I had questioned almost everything else about myself in my 20 years of existence until that point — my intellect, attractiveness, sexual orientation, value as a person. But my Jewishness was a part of me, the same as a limb, and I would no sooner question the foot attached to my leg.

When I got engaged, I suddenly felt an overwhelming need to protect and preserve that Jewishness — and more than anything, to get it right, to be an accurate Jew. I worried my lack of knowledge somehow made me less Jewish and in turn would make my future kids feel the same way. I saw my impending marriage as a chance to start fresh.

My fiance had been raised in an agnostic home celebrating Christmas and Easter with chocolate bunnies, trees and gifts, but no religion. His father was an atheist and his mother believed in all kinds of gods. He celebrated what he considered to be universal nonreligious holidays with the vague knowledge that his great-grandmother on his mother’s side may have been Jewish.

When it came time for our own wedding, I latched onto his mysterious Jewish ancestry, sending my newly religious father’s Orthodox rabbi on a search to see if it held water. It turned out the rumors of the Jewish grandmother were true, and the next thing my borderline atheist fiancé knew, he was being welcomed into the tribe, called up to the Torah and given a Jewish name.

After that, I threw myself into getting everything about being Jewish just right. I planned a fully Orthodox wedding complete with all the traditions: immersing myself in the mikvah, the Jewish ritual bath, in preparation for the ceremony; segregating the dancing of men and women; and covering myself from head to toe in a satin dress to comply with the rules of modesty.

I was determined to build a home and create a family whose identity was so firmly rooted in Judaism that no one could ever shake it. I put my five children into Jewish day school, baked challah on Fridays, fried my own jelly donuts on Hanukkah and locked my husband’s non-Jewish heritage into a box and buried it away.

These Jewish traditions were foreign to him and he never felt like they belonged to him, despite his Jewish roots, but he embraced them out of solidarity with me and out of deep respect for the culture and history that his children were being born into. Giving up cheeseburgers and electricity on the weekend was off the table for him, so we didn’t even consider keeping kosher or observing Shabbat restrictions.
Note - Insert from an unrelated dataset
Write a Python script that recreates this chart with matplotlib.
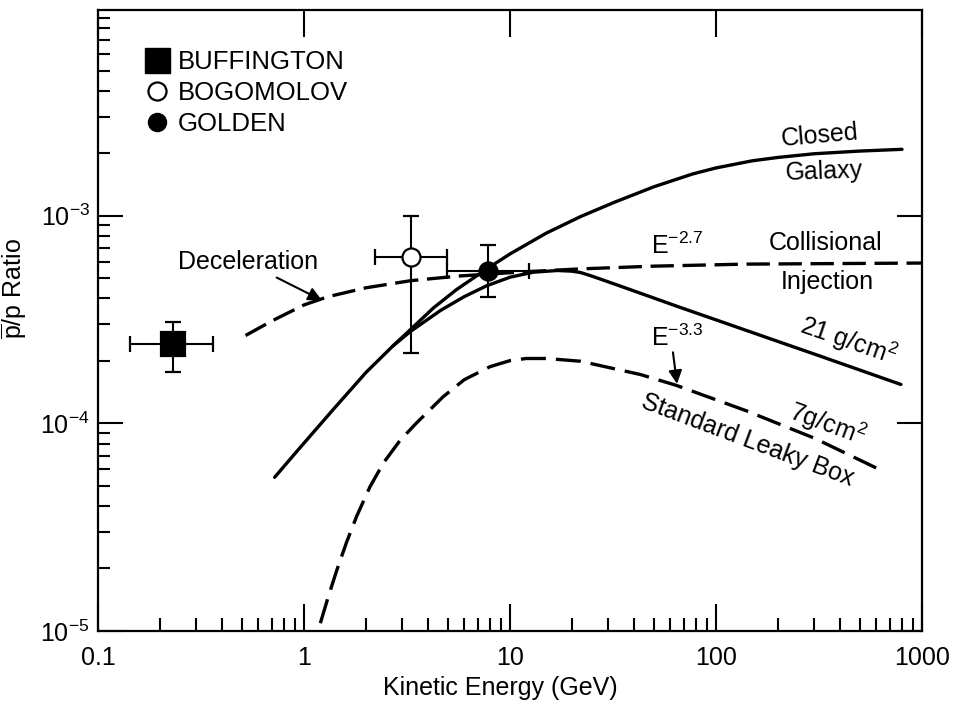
import matplotlib.pyplot as plt
from matplotlib.lines import Line2D
from matplotlib.ticker import NullFormatter

plt.rcParams['font.family'] = ['Liberation Sans', 'DejaVu Sans']
plt.rcParams['mathtext.fontset'] = 'custom'
plt.rcParams['mathtext.rm'] = 'Liberation Sans'
plt.rcParams['mathtext.it'] = 'Liberation Sans:italic'
plt.rcParams['mathtext.bf'] = 'Liberation Sans:bold'

# --- Daten ---

# Closed Galaxy (durchgezogen)
galaxy_e = [2.7, 3.0, 4.25, 5.5, 7.7, 10.0, 15.0, 22.0, 32.0, 50.0, 77.0, 100.0,
            150.0, 200.0, 300.0, 500.0, 800.0]
galaxy_r = [2.36e-4, 2.6e-4, 3.6e-4, 4.41e-4, 5.54e-4, 6.55e-4, 8.25e-4, 9.91e-4,
            1.16e-3, 1.38e-3, 1.59e-3, 1.70e-3, 1.84e-3, 1.91e-3, 1.99e-3, 2.05e-3, 2.09e-3]

# 21 g/cm2 (durchgezogen)
g21_e = [0.72, 0.95, 1.4, 2.0, 2.7, 3.3, 4.6, 6.0, 7.7, 10.0, 13.0, 17.0, 20.0, 22.0,
         25.0, 34.0, 67.0, 105.0, 205.0, 320.0, 790.0]
g21_r = [5.5e-5, 7.58e-5, 1.18e-4, 1.76e-4, 2.36e-4, 2.78e-4, 3.5e-4, 4.08e-4, 4.6e-4,
         5.06e-4, 5.35e-4, 5.45e-4, 5.41e-4, 5.33e-4, 5.12e-4, 4.6e-4, 3.62e-4, 3.1e-4,
         2.46e-4, 2.11e-4, 1.54e-4]

# Collisional Injection, E^-2.7 (gestrichelt)
coll_e = [0.52, 0.7, 1.0, 1.3, 2.0, 3.3, 5.7, 12.0, 22.0, 50.0, 140.0, 1000.0]
coll_r = [2.65e-4, 3.12e-4, 3.72e-4, 4.07e-4, 4.5e-4, 4.87e-4, 5.13e-4, 5.38e-4,
          5.55e-4, 5.72e-4, 5.85e-4, 5.92e-4]

# Standard Leaky Box, 7 g/cm2 (gestrichelt)
leaky_e = [1.2, 1.31, 1.44, 1.61, 1.8, 2.09, 2.43, 2.92, 3.5, 4.74, 6.0, 8.0, 10.0,
           12.0, 15.0, 22.0, 43.0, 64.0, 140.0, 300.0, 600.0]
leaky_r = [1.09e-5, 1.456e-5, 1.952e-5, 2.68e-5, 3.565e-5, 4.95e-5, 6.45e-5, 8.26e-5,
           1.0e-4, 1.345e-4, 1.624e-4, 1.876e-4, 2.006e-4, 2.054e-4, 2.054e-4, 1.992e-4,
           1.719e-4, 1.526e-4, 1.151e-4, 8.49e-5, 6.1e-5]

# Messpunkte: Wert, x-Bereich, y-Bereich
exp_names = ["BUFFINGTON", "BOGOMOLOV", "GOLDEN"]
exp_e = [0.23, 3.3, 7.85]
exp_r = [2.4e-4, 6.35e-4, 5.4e-4]
exp_e_lo = [0.143, 2.21, 4.93]
exp_e_hi = [0.36, 4.93, 12.3]
exp_r_lo = [1.76e-4, 2.19e-4, 4.07e-4]
exp_r_hi = [3.09e-4, 1.0e-3, 7.2e-4]

xtick_vals = [0.1, 1, 10, 100, 1000]
xtick_labels = ["0.1", "1", "10", "100", "1000"]
ytick_vals = [1e-5, 1e-4, 1e-3]
ytick_labels = [r"10$^{-5}$", r"10$^{-4}$", r"10$^{-3}$"]

# --- Plot ---

fig = plt.figure(figsize=(9.63, 7.04), dpi=100)
ax = fig.add_axes([0.1018, 0.1037, 0.8556, 0.8821])
ax.set_xscale('log')
ax.set_yscale('log')

lw = 2.4
ax.plot(galaxy_e, galaxy_r, color='black', lw=lw, solid_capstyle='round')
ax.plot(g21_e, g21_r, color='black', lw=lw, solid_capstyle='round')
ax.plot(coll_e, coll_r, color='black', lw=lw, dashes=(7, 2.6), dash_capstyle='butt')
ax.plot(leaky_e, leaky_r, color='black', lw=lw, dashes=(7.5, 3.0), dash_capstyle='butt')

styles = [dict(fmt='s', ms=17, mfc='black'),
          dict(fmt='o', ms=13, mfc='white'),
          dict(fmt='o', ms=13, mfc='black')]
for i, st in enumerate(styles):
    xerr = [[exp_e[i] - exp_e_lo[i]], [exp_e_hi[i] - exp_e[i]]]
    yerr = [[exp_r[i] - exp_r_lo[i]], [exp_r_hi[i] - exp_r[i]]]
    ax.errorbar([exp_e[i]], [exp_r[i]], xerr=xerr, yerr=yerr, fmt=st['fmt'],
                ms=st['ms'], mfc=st['mfc'], mec='black', mew=1.6, color='black',
                elinewidth=1.5, capsize=6, capthick=1.5, zorder=5)

# Legende
handles = [Line2D([], [], ls='none', marker='s', ms=18, mfc='black', mec='black'),
           Line2D([], [], ls='none', marker='o', ms=13, mfc='white', mec='black', mew=1.6),
           Line2D([], [], ls='none', marker='o', ms=13, mfc='black', mec='black')]
ax.legend(handles, exp_names, loc='upper left', bbox_to_anchor=(0.056, 0.936),
          frameon=False, fontsize=18.5, handlelength=1.0, handletextpad=0.3,
          borderpad=0, borderaxespad=0, labelspacing=0.27)

# Beschriftungen der Kurven
fs = 18
ax.text(320, 2.44e-3, "Closed", fontsize=fs, ha='center', va='center', rotation=5)
ax.text(334, 1.64e-3, "Galaxy", fontsize=fs, ha='center', va='center', rotation=2)
ax.text(65, 7.2e-4, r"E$^{-2.7}$", fontsize=fs, ha='center', va='center')
ax.text(342, 7.4e-4, "Collisional", fontsize=fs, ha='center', va='center')
ax.text(346, 4.79e-4, "Injection", fontsize=fs, ha='center', va='center')
ax.text(437, 2.51e-4, r"21 g/cm$^2$", fontsize=fs, ha='center', va='center', rotation=-19)
ax.text(65, 2.58e-4, r"E$^{-3.3}$", fontsize=fs, ha='center', va='center')
ax.text(350, 1.0e-4, r"7g/cm$^2$", fontsize=fs, ha='center', va='center', rotation=-20)
ax.text(143, 8.3e-5, "Standard Leaky Box", fontsize=fs, ha='center', va='center', rotation=-20.5)
ax.text(0.535, 5.98e-4, "Deceleration", fontsize=fs, ha='center', va='center')

arrow = dict(arrowstyle='-|>', lw=1.5, color='black', mutation_scale=20, shrinkA=0, shrinkB=0)
ax.annotate('', xy=(1.22, 3.92e-4), xytext=(0.737, 5.04e-4), arrowprops=arrow)
ax.annotate('', xy=(64.7, 1.55e-4), xytext=(61.8, 2.2e-4), arrowprops=arrow)

# Achsen
ax.set_xlim(0.1, 1000)
ax.set_ylim(1e-5, 9.8e-3)
ax.set_xticks(xtick_vals, labels=xtick_labels)
ax.set_yticks(ytick_vals, labels=ytick_labels)
ax.xaxis.set_minor_formatter(NullFormatter())
ax.yaxis.set_minor_formatter(NullFormatter())
ax.tick_params(axis='x', which='major', direction='in', length=19.5, width=1.5,
               top=True, labelsize=18, pad=11)
ax.tick_params(axis='x', which='minor', direction='in', length=9.5, width=1.5, top=False)
ax.tick_params(axis='y', which='major', direction='in', length=18, width=1.5,
               right=True, labelsize=18, pad=6)
ax.tick_params(axis='y', which='minor', direction='in', length=8.5, width=1.5, right=False)
for sp in ax.spines.values():
    sp.set_linewidth(1.6)

ax.set_xlabel("Kinetic Energy (GeV)", fontsize=18)
ax.set_ylabel(r"$\overline{\rm p}$/p Ratio", fontsize=18)
ax.xaxis.set_label_coords(0.488, -0.073)
ax.yaxis.set_label_coords(-0.084, 0.552)

fig.savefig("out.png", dpi=100)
But having a Christmas tree was unthinkable to me, so giving up Christmas was our compromise.

Four of my children now identify solely as Jews, feel pride in being Jewish and are connected to the larger community, just as I’d wanted. But when Chava Miriam, my fourth child, left the bubble of her Jewish school to switch to public school two years ago, she began to question the singular identity I presented her with. She knew her grandparents celebrated Christmas and demanded to know why we didn’t, too.

I never wanted anyone to be able to make my children feel the way I felt when my sister in-law attacked my Jewish identity; I wanted them to feel like they always belonged in the Jewish community. But I also didn’t want to cut them off from half their heritage. Now that I’m older, I realize what I want more than anything is for my children to embark on their adult lives free from my burdens.
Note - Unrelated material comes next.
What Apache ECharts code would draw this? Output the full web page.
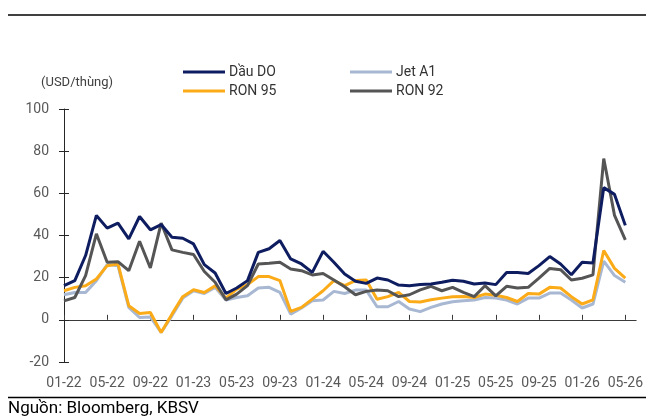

I caused one of my daughters to reject the very heritage I worked so hard to ensure she’d never question.

I want them to feel pride in who they are, love themselves and celebrate whatever holidays make them feel good. I want them to know no one can take their heritage from them, and it’s okay to honor and embrace a partner’s traditions without losing their own.
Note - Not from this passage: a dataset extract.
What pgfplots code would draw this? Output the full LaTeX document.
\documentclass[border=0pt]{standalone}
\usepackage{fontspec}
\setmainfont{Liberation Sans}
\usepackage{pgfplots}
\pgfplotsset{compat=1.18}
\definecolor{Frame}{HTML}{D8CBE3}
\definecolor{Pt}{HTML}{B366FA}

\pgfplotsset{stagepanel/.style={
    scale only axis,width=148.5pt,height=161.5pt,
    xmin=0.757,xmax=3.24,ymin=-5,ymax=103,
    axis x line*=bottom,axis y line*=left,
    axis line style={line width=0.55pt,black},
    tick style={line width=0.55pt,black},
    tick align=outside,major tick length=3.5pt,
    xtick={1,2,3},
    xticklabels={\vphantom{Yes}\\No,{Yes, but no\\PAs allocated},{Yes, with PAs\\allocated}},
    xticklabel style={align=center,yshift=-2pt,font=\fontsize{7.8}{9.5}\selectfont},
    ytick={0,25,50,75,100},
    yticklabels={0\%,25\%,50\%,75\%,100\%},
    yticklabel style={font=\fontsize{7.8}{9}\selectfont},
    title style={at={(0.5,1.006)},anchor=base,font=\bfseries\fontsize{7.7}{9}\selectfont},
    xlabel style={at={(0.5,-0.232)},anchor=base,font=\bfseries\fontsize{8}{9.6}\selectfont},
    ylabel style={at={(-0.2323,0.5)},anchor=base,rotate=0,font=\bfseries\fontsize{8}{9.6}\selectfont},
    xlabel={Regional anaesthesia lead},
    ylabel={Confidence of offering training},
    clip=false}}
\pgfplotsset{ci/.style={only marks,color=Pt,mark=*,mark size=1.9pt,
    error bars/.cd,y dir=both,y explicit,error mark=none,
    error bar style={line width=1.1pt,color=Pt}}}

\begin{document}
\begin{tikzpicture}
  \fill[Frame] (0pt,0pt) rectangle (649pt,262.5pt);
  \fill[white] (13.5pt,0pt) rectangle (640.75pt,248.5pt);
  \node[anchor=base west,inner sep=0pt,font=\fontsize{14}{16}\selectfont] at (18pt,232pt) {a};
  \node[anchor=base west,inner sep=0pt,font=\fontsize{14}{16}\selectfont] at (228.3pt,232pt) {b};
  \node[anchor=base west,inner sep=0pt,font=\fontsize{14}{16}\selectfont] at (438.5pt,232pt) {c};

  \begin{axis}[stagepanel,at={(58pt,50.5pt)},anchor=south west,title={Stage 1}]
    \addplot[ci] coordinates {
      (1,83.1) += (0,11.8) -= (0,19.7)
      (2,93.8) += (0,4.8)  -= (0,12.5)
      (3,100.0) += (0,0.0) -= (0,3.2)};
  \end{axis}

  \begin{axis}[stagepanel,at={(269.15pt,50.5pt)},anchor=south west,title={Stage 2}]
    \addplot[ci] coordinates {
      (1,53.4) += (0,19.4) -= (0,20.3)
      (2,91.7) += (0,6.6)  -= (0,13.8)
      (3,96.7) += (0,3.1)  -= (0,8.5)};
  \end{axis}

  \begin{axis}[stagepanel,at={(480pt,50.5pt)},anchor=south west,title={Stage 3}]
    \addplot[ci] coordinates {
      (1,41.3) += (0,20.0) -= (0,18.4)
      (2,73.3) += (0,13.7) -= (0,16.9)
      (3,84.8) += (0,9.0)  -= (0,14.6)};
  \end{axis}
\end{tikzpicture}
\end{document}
When I got married at 23 and pregnant with my first child at 25, I only saw the world through the lens of my limited experience, not for all the possibilities that it presented. Now that I’m in my 40s, it’s so much easier to step back and realize I shouldn’t have been so afraid of a tree. I shouldn’t have cast aside my husband’s traditions just because he had a Jewish great-grandmother. He has never identified as Jewish, and it turns out he misses Christmas celebrations as much as our daughter longs for them.

I want my children to see the world through a wide lens of endless possibility, so if my daughter wants to celebrate Christmas and Hanukkah, I will now happily welcome both in our home.